2020 William James Fellow
Neil Burgess
University College London
Over the last quarter century, Neil Burgess has made important and strikingly original contributions to our scientific understanding of spatial and episodic memory. His contributions have been key to successfully bridging the gap between brain science and observed behavior. Using single-cell recordings in rodents, as well as neuroimaging experiments with both healthy human participants and human neuropsychological patients, he has discovered mechanisms of spatial cognition that connect animal and human neuroscience.

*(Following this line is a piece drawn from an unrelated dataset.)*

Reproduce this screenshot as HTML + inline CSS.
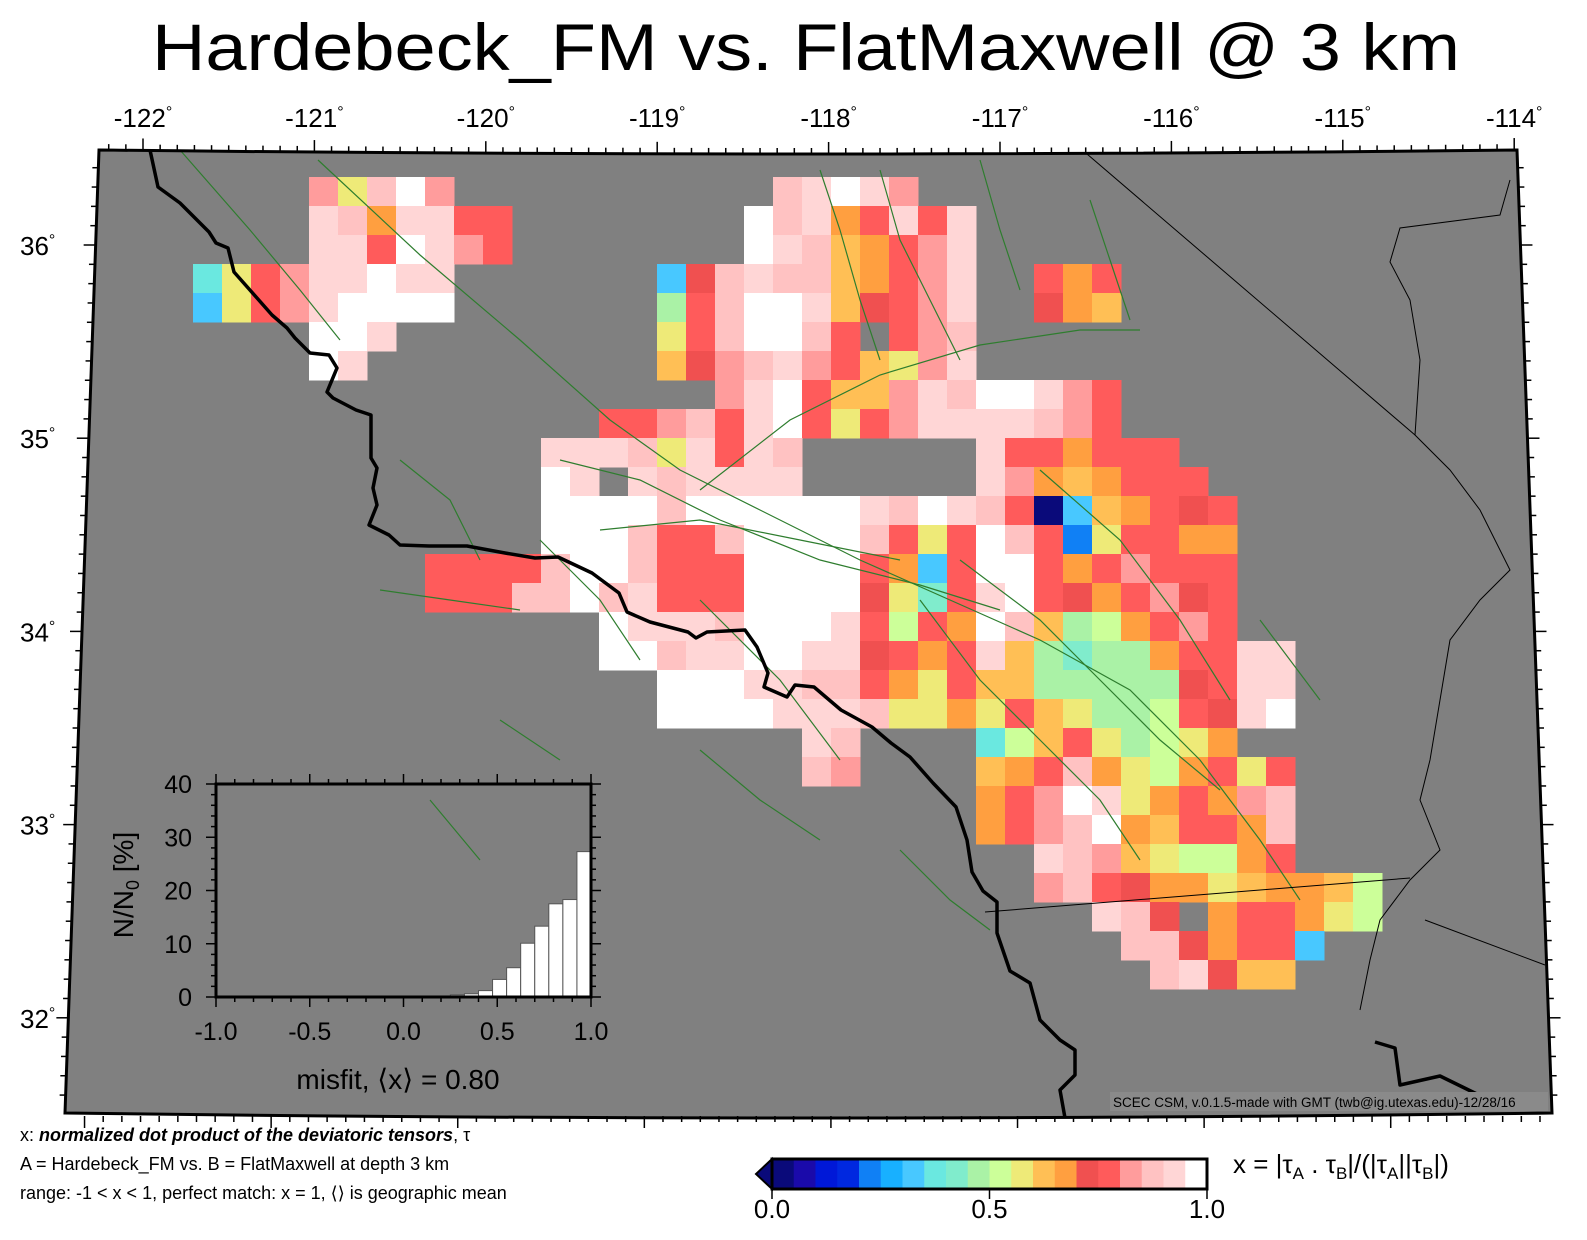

A central focus of his work is the nature and function of spatial representations in the hippocampal formation. Burgess pioneered the use of virtual reality with functional neuroimaging, enabling the use of novel experimental manipulations and analyses to explore spatial memory, navigation, episodic memory, and imagery. These innovations enabled Burgess and colleagues to identify many of the neural representations and computations supporting spatial cognition in humans, often complementing and extending related findings in rodents. Burgess complemented his diverse and innovative empirical work by employing his background in math and physics to develop computational models that provide a quantitative understanding of spatial representations in the brain, these representations’ role in memory function and dysfunction, and their manifestation in brain activity. These influential models combine insights from the full range of experimental approaches, generating novel predictions that have helped drive an increasingly complete understanding of spatial cognition.
Burgess is a Fellow of the British Royal Society and a Wellcome Trust Principal Research Fellow.